While the rest of Wall Street rushed to praise SpaceX’s stock, one analyst just broke ranks and told investors to pump the brakes.
Tuesday marked the end of SpaceX’s post-IPO quiet period, and the research floodgates opened. Of the 19 firms that initiated coverage, 18 slapped a “buy” rating on the stock. Only one didn’t.
Key Details
MoffettNathanson analyst Julie Zhu set a 12-month price target of $131 – the lowest of the bunch, and the only one sitting below SpaceX’s Tuesday close of $149.47. Her rating: neutral.
Zhu’s report pushes back on SpaceX’s $30 trillion market opportunity, calling parts of it “absurd,” and questions whether Starlink’s phone business and Musk’s space-based computing plans are realistic anytime soon.

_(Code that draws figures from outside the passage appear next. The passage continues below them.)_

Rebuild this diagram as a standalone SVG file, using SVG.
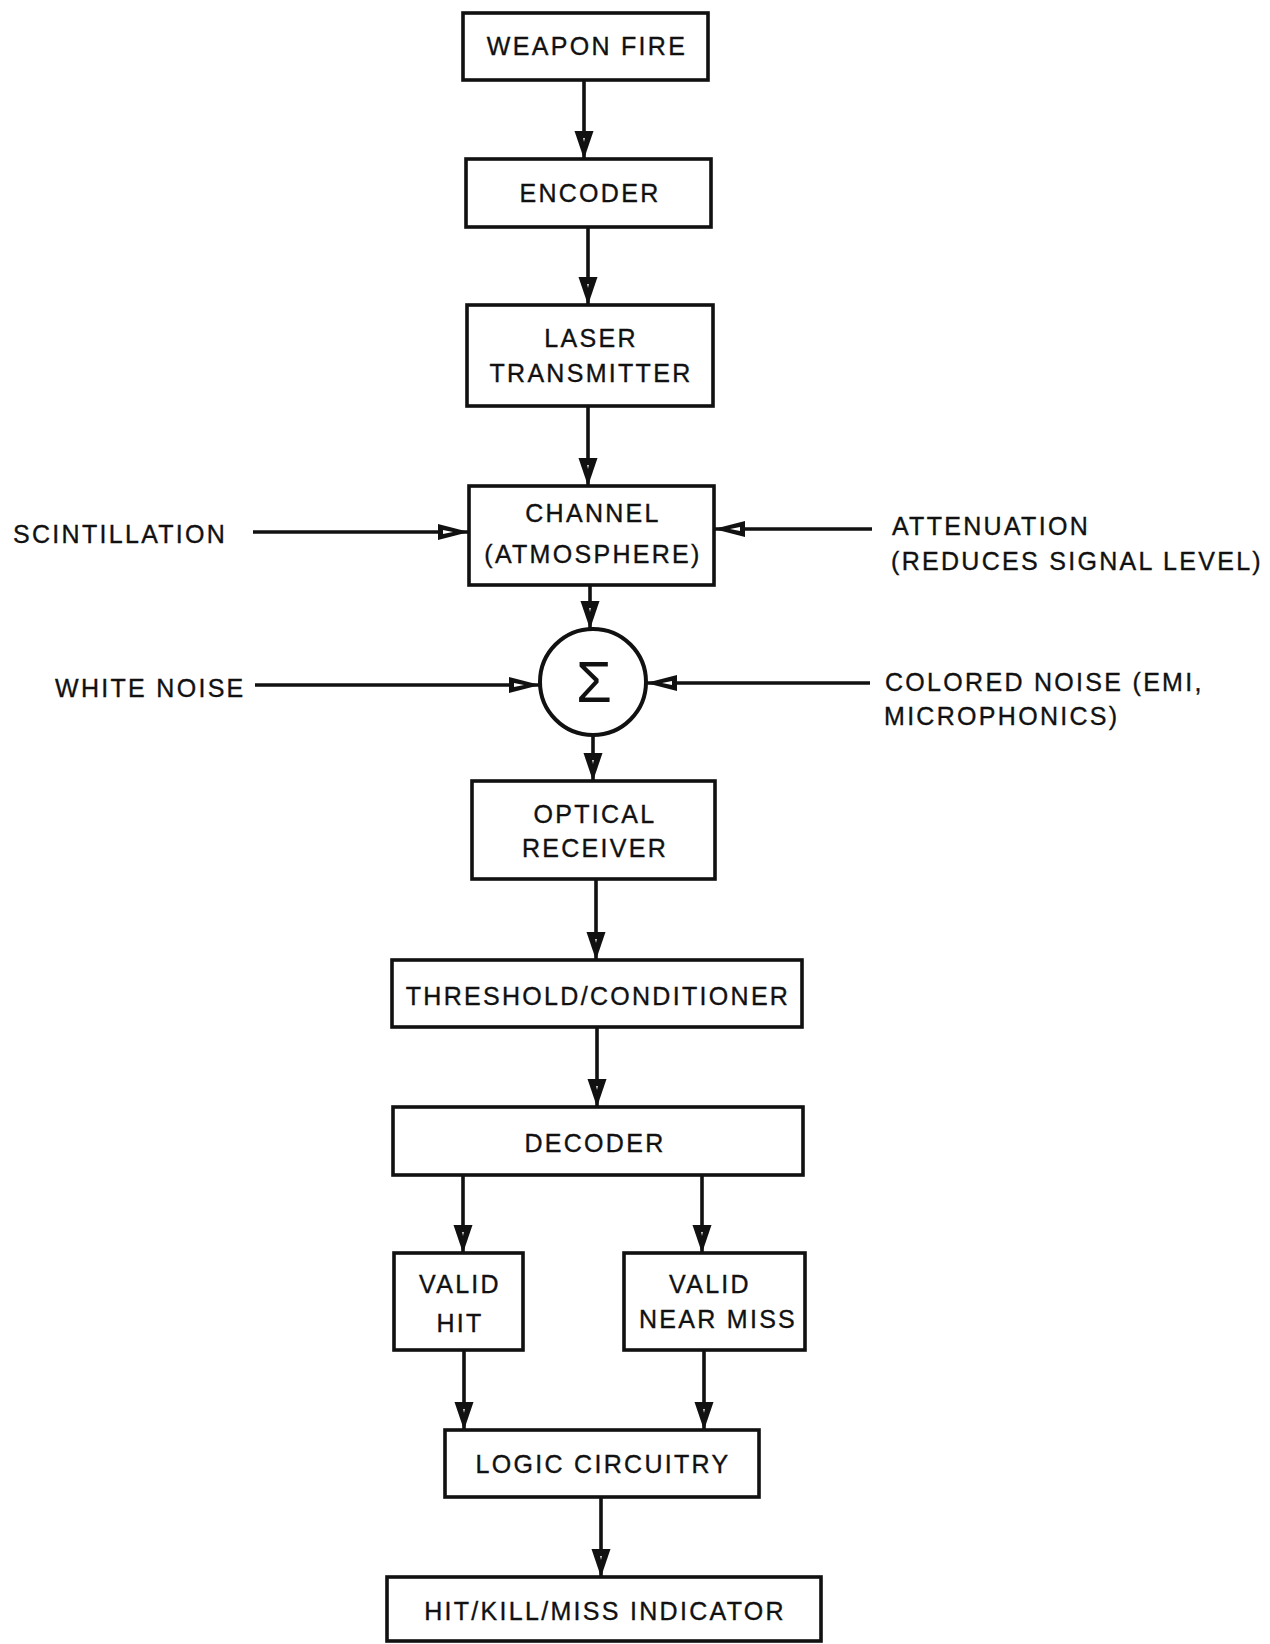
<svg xmlns="http://www.w3.org/2000/svg" width="1270" height="1644" viewBox="0 0 1270 1644">
<style>
.box{fill:none;stroke:#111;stroke-width:3.6}
.t{font-family:"Liberation Sans",Arial,sans-serif;font-size:25px;letter-spacing:2.3px;fill:#111;stroke:#111;stroke-width:0.35}
.c{text-anchor:middle}
.ln{stroke:#111;stroke-width:3.6;fill:none}
.v{marker-end:url(#av)}
.h{marker-end:url(#ah)}
</style>
<defs>
<marker id="av" markerUnits="userSpaceOnUse" viewBox="0 0 30 20" markerWidth="30" markerHeight="20" refX="28" refY="10" orient="auto">
<path d="M0,0.5 L28,10 L0,19.5 Z" fill="#111"/>
<path d="M7,9.2 L11,10 L7,10.8 Z" fill="#fff"/>
</marker>
<marker id="ah" markerUnits="userSpaceOnUse" viewBox="0 0 32 18" markerWidth="32" markerHeight="18" refX="31" refY="9" orient="auto">
<path d="M0,1 L31,9 L0,17 Z" fill="#111"/>
<path d="M5,7 L15,9 L5,11 Z" fill="#fff"/>
</marker>
</defs>

<g id="connectors">
<line class="ln v" x1="584" y1="80" x2="584" y2="159"/>
<line class="ln v" x1="588" y1="227" x2="588" y2="305"/>
<line class="ln v" x1="588" y1="406" x2="588" y2="486"/>
<line class="ln v" x1="590" y1="585" x2="590" y2="629"/>
<line class="ln v" x1="593" y1="735" x2="593" y2="781"/>
<line class="ln v" x1="596" y1="879" x2="596" y2="960"/>
<line class="ln v" x1="597" y1="1027" x2="597" y2="1107"/>
<line class="ln v" x1="463" y1="1175" x2="463" y2="1253"/>
<line class="ln v" x1="702" y1="1175" x2="702" y2="1253"/>
<line class="ln v" x1="464" y1="1350" x2="464" y2="1430"/>
<line class="ln v" x1="704" y1="1350" x2="704" y2="1430"/>
<line class="ln v" x1="601" y1="1497" x2="601" y2="1577"/>
<line class="ln h" x1="253" y1="532" x2="469" y2="532"/>
<line class="ln h" x1="872" y1="529" x2="714" y2="529"/>
<line class="ln h" x1="255" y1="685" x2="540" y2="685"/>
<line class="ln h" x1="870" y1="683" x2="646" y2="683"/>
</g>

<g id="weapon_fire">
<rect class="box" x="463" y="13" width="245" height="67"/>
<text class="t c" x="587" y="55">WEAPON FIRE</text>
</g>
<g id="encoder">
<rect class="box" x="466" y="159" width="245" height="68"/>
<text class="t c" x="590" y="202">ENCODER</text>
</g>
<g id="laser_transmitter">
<rect class="box" x="467" y="305" width="246" height="101"/>
<text class="t c" x="591" y="347">LASER</text>
<text class="t c" x="591" y="382">TRANSMITTER</text>
</g>
<g id="channel">
<rect class="box" x="469" y="486" width="245" height="99"/>
<text class="t c" x="593" y="522">CHANNEL</text>
<text class="t c" x="593" y="563">(ATMOSPHERE)</text>
</g>
<g id="sum">
<circle cx="593" cy="682" r="53" fill="none" stroke="#111" stroke-width="4"/>
<text x="594" y="702" text-anchor="middle" font-family="Liberation Sans, Arial, sans-serif" font-size="58" fill="#111">Σ</text>
</g>
<g id="scintillation">
<text class="t" x="13" y="543" letter-spacing="2.8">SCINTILLATION</text>
</g>
<g id="attenuation">
<text class="t" x="892" y="535">ATTENUATION</text>
<text class="t" x="891" y="570">(REDUCES SIGNAL LEVEL)</text>
</g>
<g id="white_noise">
<text class="t" x="55" y="697" letter-spacing="1.9">WHITE NOISE</text>
</g>
<g id="colored_noise">
<text class="t" x="885" y="691">COLORED NOISE (EMI,</text>
<text class="t" x="884" y="725">MICROPHONICS)</text>
</g>
<g id="optical_receiver">
<rect class="box" x="472" y="781" width="243" height="98"/>
<text class="t c" x="595" y="823">OPTICAL</text>
<text class="t c" x="595" y="857">RECEIVER</text>
</g>
<g id="threshold">
<rect class="box" x="392" y="960" width="410" height="67"/>
<text class="t c" x="598" y="1005">THRESHOLD/CONDITIONER</text>
</g>
<g id="decoder">
<rect class="box" x="393" y="1107" width="410" height="68"/>
<text class="t c" x="595" y="1152">DECODER</text>
</g>
<g id="valid_hit">
<rect class="box" x="394" y="1253" width="129" height="97"/>
<text class="t c" x="460" y="1293">VALID</text>
<text class="t c" x="460" y="1332">HIT</text>
</g>
<g id="valid_near_miss">
<rect class="box" x="624" y="1253" width="181" height="97"/>
<text class="t c" x="710" y="1293">VALID</text>
<text class="t c" x="718" y="1328">NEAR MISS</text>
</g>
<g id="logic_circuitry">
<rect class="box" x="445" y="1430" width="314" height="67"/>
<text class="t c" x="603" y="1473">LOGIC CIRCUITRY</text>
</g>
<g id="indicator">
<rect class="box" x="387" y="1577" width="434" height="64"/>
<text class="t c" x="605" y="1620">HIT/KILL/MISS INDICATOR</text>
</g>
</svg>
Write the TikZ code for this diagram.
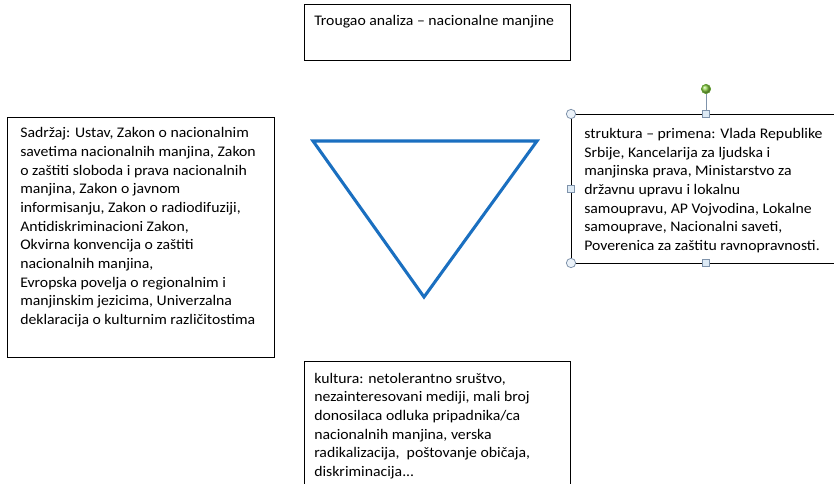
\documentclass[tikz,border=0pt]{standalone}
\usepackage{fontspec}
\setmainfont{Carlito}[FakeStretch=1.075]
\definecolor{triblue}{HTML}{1A6FC0}
\definecolor{handleedge}{HTML}{7F93AB}
\definecolor{handlefill}{HTML}{DDEAF5}
\definecolor{rotfill}{HTML}{8CD246}
\definecolor{rotedge}{HTML}{5E9A2E}
\tikzset{
  txtbox/.style={draw=black, line width=0.9pt, rectangle, inner sep=0pt, anchor=north west},
  boxtext/.style={anchor=base west, inner sep=0pt, align=left, font=\fontsize{11}{14}\selectfont},
  sqhandle/.style={draw=handleedge, fill=handlefill, line width=0.6pt, rectangle, minimum size=5.2pt, inner sep=0pt},
  cirhandle/.style={draw=handleedge, fill=handlefill!60!white, line width=0.6pt, circle, minimum size=7pt, inner sep=0pt},
  rothandle/.style={draw=rotedge, ball color=rotfill, line width=0.5pt, circle, minimum size=7pt, inner sep=0pt},
}
\begin{document}
\begin{tikzpicture}[x=0.75pt,y=-0.75pt]
\useasboundingbox (0,0) rectangle (834,484);
\clip (0,0) rectangle (834,484);
% boxes
\node[txtbox, minimum width=266*0.75pt, minimum height=56*0.75pt] (topbox) at (304,4) {};
\node[txtbox, minimum width=267*0.75pt, minimum height=240*0.75pt] (leftbox) at (7,117) {};
\node[txtbox, minimum width=280*0.75pt, minimum height=149*0.75pt] (rightbox) at (571,114) {};
\node[txtbox, minimum width=266*0.75pt, minimum height=140*0.75pt] (botbox) at (304,361) {};
% texts (anchored on the baseline of their last line)
\node[boxtext] (toptext) at (314,26) {Trougao analiza -- nacionalne manjine};
\node[boxtext] (lefttext) at (20,324.5) {Sadržaj: Ustav, Zakon o nacionalnim\\
savetima nacionalnih manjina, Zakon\\
o zaštiti sloboda i prava nacionalnih\\
manjina, Zakon o javnom\\
informisanju, Zakon o radiodifuziji,\\
Antidiskriminacioni Zakon,\\
Okvirna konvencija o zaštiti\\
nacionalnih manjina,\\
Evropska povelja o regionalnim i\\
manjinskim jezicima, Univerzalna\\
deklaracija o kulturnim različitostima};
\node[boxtext] (righttext) at (584,250.5) {struktura -- primena: Vlada Republike\\
Srbije, Kancelarija za ljudska i\\
manjinska prava, Ministarstvo za\\
državnu upravu i lokalnu\\
samoupravu, AP Vojvodina, Lokalne\\
samouprave, Nacionalni saveti,\\
Poverenica za zaštitu ravnopravnosti.};
\node[boxtext] (bottext) at (314,476.5) {kultura: netolerantno sruštvo,\\
nezainteresovani mediji, mali broj\\
donosilaca odluka pripadnika/ca\\
nacionalnih manjina, verska\\
radikalizacija,\ \ poštovanje običaja,\\
diskriminacija...};
% triangle
\coordinate (tA) at (313,141);
\coordinate (tB) at (537,141);
\coordinate (tC) at (424,297);
\draw[triblue, line width=2.3pt, line join=miter] (tA) -- (tB) -- (tC) -- cycle;
% selection handles on the right box
\node[rothandle] (rot) at (706,89) {};
\node[sqhandle] (hTop) at (706,114) {};
\draw[handleedge, line width=0.7pt] (rot) -- (hTop);
\node[sqhandle] (hBot) at (706,263) {};
\node[sqhandle] (hLeft) at (571,188.5) {};
\node[cirhandle] (hTL) at (571,114) {};
\node[cirhandle] (hBL) at (571,263) {};
\end{tikzpicture}
\end{document}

Still, she credits SpaceX’s rocket dominance, years ahead of Blue Origin, as the engine driving everything else.
Market Reaction
SPCX shares slid 6.83% following the wave of new coverage, even with the overwhelming buy-side optimism. Meanwhile, bulls stayed loud: Goldman Sachs ($205 target), JPMorgan ($225), and Morgan Stanley ($300) all pointed to SpaceX’s grip on launch, satellite, and AI infrastructure markets as reasons to stay bullish.
Why It Matters
Zhu’s biggest worry isn’t the tech – it’s regulators. She compared SpaceX’s expansion to the antitrust scrutiny Big Tech has faced for using dominance in one market to muscle into others. “It’s tough to say with conviction today,” she said, “and anyone who’s trying to tell you that is definitely kidding themselves.”
What to Watch
With SpaceX’s valuation resting on markets that don’t fully exist yet, traders should watch how regulators respond as the company keeps expanding beyond rockets.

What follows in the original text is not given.